Some say the temple was founded about 2,000 years ago, when Kathmandu Valley was filled with a great lake. According to stories and legends, a single perfect lotus grew in the center of the lake. When Manjusri a bodhisattva drained the lake with a slash of his sword, the lotus flower settled on top of the hill, which then magically transformed in to a stupa. Thus it is know as self created ( swayambhu) stupa.
A 5th- century stone inscription is the earliest written record at Swayambunath Stupa, but there is a debate of probable old shrines here as early as 1st century.
Nepal’s one of the oldest Buddhist temple is Swayambutnath and it has an enchanted feel when approaching on foot while climbing the 365 steps.
Swayambhunath is an ancient religious complex atop a hill in the Kathmandu Valley, west of Kathmandu city. The Tibetan name for the site means ‘Sublime Trees’ (Wylie:Phags.pa Shing.kun), for the many varieties of trees found on the hill. However, Shing.kun may be a corruption of the local Nepal Bhasa name for the complex, Singgu, meaning ‘self-sprung’. For the Buddhist Newars in whose mythological history and origin myth as well as day-to-day religious practice, Swayambhunath occupies a central position, it is probably the most sacred among Buddhist pilgrimage sites. For Tibetans and followers of Tibetan Buddhism, it is second only to Boudhanath.
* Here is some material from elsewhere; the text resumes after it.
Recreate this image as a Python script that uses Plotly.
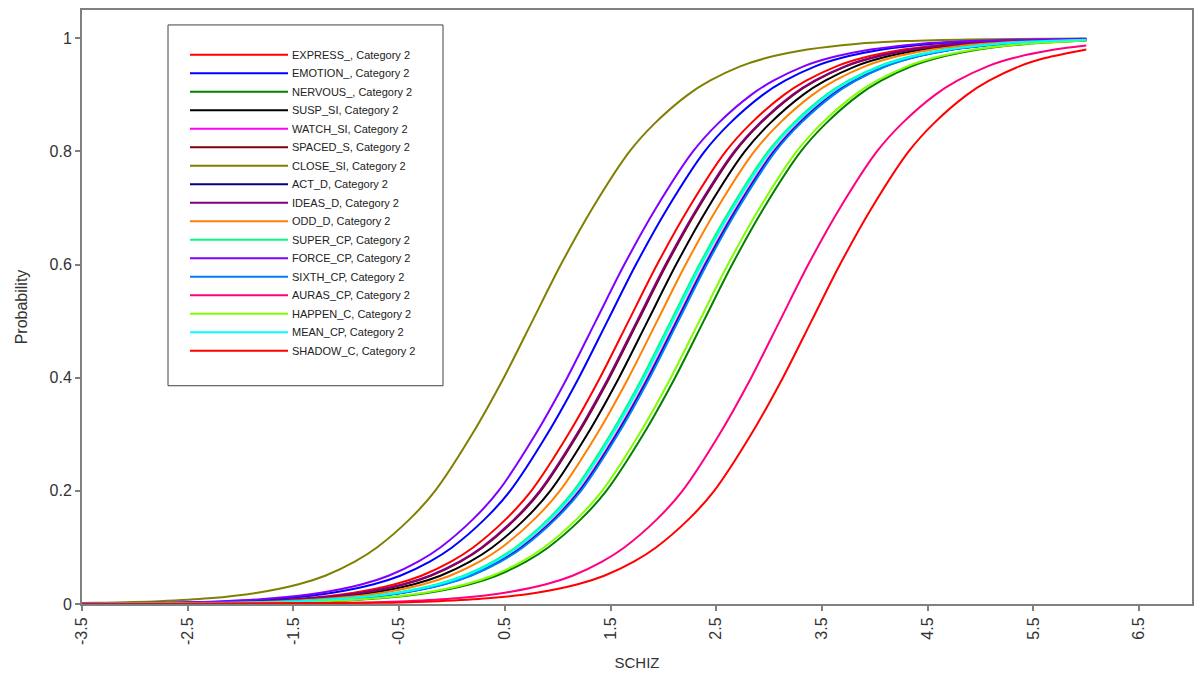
import plotly.graph_objects as go

# ---------------- data ----------------
SERIES = ["EXPRESS_", "EMOTION_", "NERVOUS_", "SUSP_SI", "WATCH_SI", "SPACED_S",
          "CLOSE_SI", "ACT_D", "IDEAS_D", "ODD_D", "SUPER_CP", "FORCE_CP",
          "SIXTH_CP", "AURAS_CP", "HAPPEN_C", "MEAN_CP", "SHADOW_C"]
COLORS = ["#FF0000", "#0000FF", "#008000", "#000000", "#FF00FF", "#800000",
          "#808000", "#000080", "#800080", "#FF8000", "#00FF80", "#8000FF",
          "#0080FF", "#FF0080", "#80FF00", "#00FFFF", "#FF0000"]

# probability levels, and the SCHIZ value at which each curve reaches them
P_LEVELS = [0.002, 0.005, 0.01, 0.02, 0.035, 0.05, 0.075, 0.1, 0.15, 0.2, 0.3, 0.4, 0.5,
            0.6, 0.7, 0.8, 0.85, 0.9, 0.925, 0.95, 0.965, 0.98, 0.99, 0.995, 0.998]

X_EXPRESS = [-2.47, -1.86, -1.39, -0.93, -0.54, -0.29, -0.01, 0.20, 0.51, 0.75, 1.10, 1.40, 1.67,
             1.94, 2.24, 2.59, 2.83, 3.14, 3.35, 3.63, 3.88, 4.27, 4.73, 5.20, 5.81]
X_EMOTION = [-2.67, -2.06, -1.59, -1.13, -0.74, -0.49, -0.21, 0.00, 0.31, 0.55, 0.90, 1.20, 1.47,
             1.74, 2.04, 2.39, 2.63, 2.94, 3.15, 3.43, 3.68, 4.07, 4.53, 5.00, 5.61]
X_NERVOUS = [-1.76, -1.15, -0.68, -0.22, 0.17, 0.42, 0.70, 0.91, 1.22, 1.46, 1.81, 2.11, 2.38,
             2.65, 2.95, 3.30, 3.54, 3.85, 4.06, 4.34, 4.59, 4.98, 5.44, 5.91, 6.52]
X_SUSP = [-2.29, -1.68, -1.21, -0.75, -0.36, -0.11, 0.17, 0.38, 0.69, 0.93, 1.28, 1.58, 1.85,
          2.12, 2.42, 2.77, 3.01, 3.32, 3.53, 3.81, 4.06, 4.45, 4.91, 5.38, 5.99]
X_WATCH = [-2.02, -1.41, -0.94, -0.48, -0.09, 0.16, 0.44, 0.65, 0.96, 1.20, 1.55, 1.85, 2.12,
           2.39, 2.69, 3.04, 3.28, 3.59, 3.80, 4.08, 4.33, 4.72, 5.18, 5.65, 6.26]
X_SPACED = [-2.38, -1.77, -1.30, -0.84, -0.45, -0.20, 0.08, 0.29, 0.60, 0.84, 1.19, 1.49, 1.76,
            2.03, 2.33, 2.68, 2.92, 3.23, 3.44, 3.72, 3.97, 4.36, 4.82, 5.29, 5.90]
X_CLOSE = [-3.38, -2.77, -2.30, -1.84, -1.45, -1.20, -0.92, -0.71, -0.40, -0.16, 0.19, 0.49, 0.76,
           1.03, 1.33, 1.68, 1.92, 2.23, 2.44, 2.72, 2.97, 3.36, 3.82, 4.29, 4.90]
X_ACT = [-2.01, -1.40, -0.93, -0.47, -0.08, 0.17, 0.45, 0.66, 0.97, 1.21, 1.56, 1.86, 2.13,
         2.40, 2.70, 3.05, 3.29, 3.60, 3.81, 4.09, 4.34, 4.73, 5.19, 5.66, 6.27]
X_IDEAS = [-2.39, -1.78, -1.31, -0.85, -0.46, -0.21, 0.07, 0.28, 0.59, 0.83, 1.18, 1.48, 1.75,
           2.02, 2.32, 2.67, 2.91, 3.22, 3.43, 3.71, 3.96, 4.35, 4.81, 5.28, 5.89]
X_ODD = [-2.20, -1.59, -1.12, -0.66, -0.27, -0.02, 0.26, 0.47, 0.78, 1.02, 1.37, 1.67, 1.94,
         2.21, 2.51, 2.86, 3.10, 3.41, 3.62, 3.90, 4.15, 4.54, 5.00, 5.47, 6.08]
X_SUPER = [-2.07, -1.46, -0.99, -0.53, -0.14, 0.11, 0.39, 0.60, 0.91, 1.15, 1.50, 1.80, 2.07,
           2.34, 2.64, 2.99, 3.23, 3.54, 3.75, 4.03, 4.28, 4.67, 5.13, 5.60, 6.21]
X_FORCE = [-2.78, -2.17, -1.70, -1.24, -0.85, -0.60, -0.32, -0.11, 0.20, 0.44, 0.79, 1.09, 1.36,
           1.63, 1.93, 2.28, 2.52, 2.83, 3.04, 3.32, 3.57, 3.96, 4.42, 4.89, 5.50]
X_SIXTH = [-2.00, -1.39, -0.92, -0.46, -0.07, 0.18, 0.46, 0.67, 0.98, 1.22, 1.57, 1.87, 2.14,
           2.41, 2.71, 3.06, 3.30, 3.61, 3.82, 4.10, 4.35, 4.74, 5.20, 5.67, 6.28]
X_AURAS = [-1.04, -0.43, 0.04, 0.50, 0.89, 1.14, 1.42, 1.63, 1.94, 2.18, 2.53, 2.83, 3.10,
           3.37, 3.67, 4.02, 4.26, 4.57, 4.78, 5.06, 5.31, 5.70, 6.16, 6.63, 7.24]
X_HAPPEN = [-1.80, -1.19, -0.72, -0.26, 0.13, 0.38, 0.66, 0.87, 1.18, 1.42, 1.77, 2.07, 2.34,
            2.61, 2.91, 3.26, 3.50, 3.81, 4.02, 4.30, 4.55, 4.94, 5.40, 5.87, 6.48]
X_MEAN = [-2.05, -1.44, -0.97, -0.51, -0.12, 0.13, 0.41, 0.62, 0.93, 1.17, 1.52, 1.82, 2.09,
          2.36, 2.66, 3.01, 3.25, 3.56, 3.77, 4.05, 4.30, 4.69, 5.15, 5.62, 6.23]
X_SHADOW = [-0.74, -0.13, 0.34, 0.80, 1.19, 1.44, 1.72, 1.93, 2.24, 2.48, 2.83, 3.13, 3.40,
            3.67, 3.97, 4.32, 4.56, 4.87, 5.08, 5.36, 5.61, 6.00, 6.46, 6.93, 7.54]

X_AT_LEVELS = [X_EXPRESS, X_EMOTION, X_NERVOUS, X_SUSP, X_WATCH, X_SPACED, X_CLOSE, X_ACT,
               X_IDEAS, X_ODD, X_SUPER, X_FORCE, X_SIXTH, X_AURAS, X_HAPPEN, X_MEAN, X_SHADOW]

X_START, X_END = -3.5, 6.0
# probability at the first (SCHIZ=-3.5) and last (SCHIZ=6) plotted point of each curve
P_START = [0.00043, 0.00058, 0.00015, 0.00033, 0.00022, 0.00037, 0.00168, 0.00021, 0.00038,
           0.00029, 0.00024, 0.00068, 0.00021, 0.00005, 0.00016, 0.00023, 0.00003]
P_END = [0.9985, 0.9989, 0.9956, 0.9980, 0.9970, 0.9983, 0.9996, 0.9970, 0.9983,
         0.9977, 0.9972, 0.9991, 0.9970, 0.9873, 0.9959, 0.9972, 0.9802]

X_TICKS = [-3.5, -2.5, -1.5, -0.5, 0.5, 1.5, 2.5, 3.5, 4.5, 5.5, 6.5]
Y_TICKS = [0, 0.2, 0.4, 0.6, 0.8, 1]

# ---------------- figure ----------------
FONT = "Liberation Sans, Arial, sans-serif"
W, H = 1202, 677
OFF = 8  # page body margin of the browser
ML, MR, MT, MB = 74, 18, 0, 81
PW, PH = W - ML - MR, H - MT - MB

fig = go.Figure()
for name, color, xl, p0, p1 in zip(SERIES, COLORS, X_AT_LEVELS, P_START, P_END):
    xs = [X_START]
    ps = [p0]
    for x, p in zip(xl, P_LEVELS):
        if X_START + 0.05 < x < X_END - 0.05:
            xs.append(x)
            ps.append(p)
    xs.append(X_END)
    ps.append(p1)
    fig.add_trace(go.Scatter(x=xs, y=ps, mode="lines", name=f"{name}, Category 2",
                             line=dict(color=color, width=2, shape="spline", smoothing=0.8),
                             showlegend=False))

TXT = "#333333"
axis_common = dict(showgrid=False, zeroline=False, showline=True, linecolor="#808080",
                   linewidth=2, mirror=True, ticks="outside", ticklen=5, tickwidth=1.5,
                   tickcolor="#808080", tickfont=dict(family=FONT, size=16, color=TXT))

fig.update_xaxes(range=[-3.5, 7.0], tickvals=X_TICKS, ticktext=[str(v) for v in X_TICKS],
                 tickangle=-90, title=dict(text="SCHIZ", font=dict(family=FONT, size=15, color=TXT),
                                           standoff=14), **axis_common)
fig.update_yaxes(range=[0, 1.05], tickvals=Y_TICKS, ticktext=["0", "0.2", "0.4", "0.6", "0.8", "1"],
                 title=dict(text="Probability", font=dict(family=FONT, size=16, color=TXT),
                            standoff=18), **axis_common)

# ---------------- legend box (drawn as in the reference) ----------------
def px2paper_x(px):
    return (px - OFF - ML) / PW

def px2paper_y(py):
    return (H - MB - (py - OFF)) / PH

shapes = [dict(type="rect", xref="paper", yref="paper",
               x0=px2paper_x(168), x1=px2paper_x(443), y0=px2paper_y(385), y1=px2paper_y(23),
               line=dict(color="#404040", width=1), fillcolor="white", layer="above")]
annotations = []
row0, step = 53, 18.56
for i, (name, color) in enumerate(zip(SERIES, COLORS)):
    yy = px2paper_y(row0 + i * step)
    shapes.append(dict(type="line", xref="paper", yref="paper",
                       x0=px2paper_x(190), x1=px2paper_x(288), y0=yy, y1=yy,
                       line=dict(color=color, width=2), layer="above"))
    annotations.append(dict(xref="paper", yref="paper", x=px2paper_x(290), y=yy,
                            xanchor="left", yanchor="middle", showarrow=False,
                            text=f"{name}, Category 2",
                            font=dict(family=FONT, size=11, color="#222222")))

fig.update_layout(width=W, height=H, margin=dict(l=ML, r=MR, t=MT, b=MB),
                  plot_bgcolor="white", paper_bgcolor="white", showlegend=False,
                  shapes=shapes, annotations=annotations,
                  font=dict(family=FONT, size=14, color=TXT))

fig.write_html("out.html")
The Swayambhunath complex consists of a stupa, a variety of shrines and temples, some dating back to the Licchavi period. A Tibetan monastery, museum and library are more recent additions. The stupa has Buddha’s eyes and eyebrows painted on. Between them, the number one is painted in the fashion of a nose. There are also shops, restaurants and hostels. The site has two access points: a long stairway with 365 steps, leading directly to the main platform of the temple, which is from the top of the hill to the east; and a car road around the hill from the south leading to the southwest entrance. The first sight on reaching the top of the stairway is the Vajra.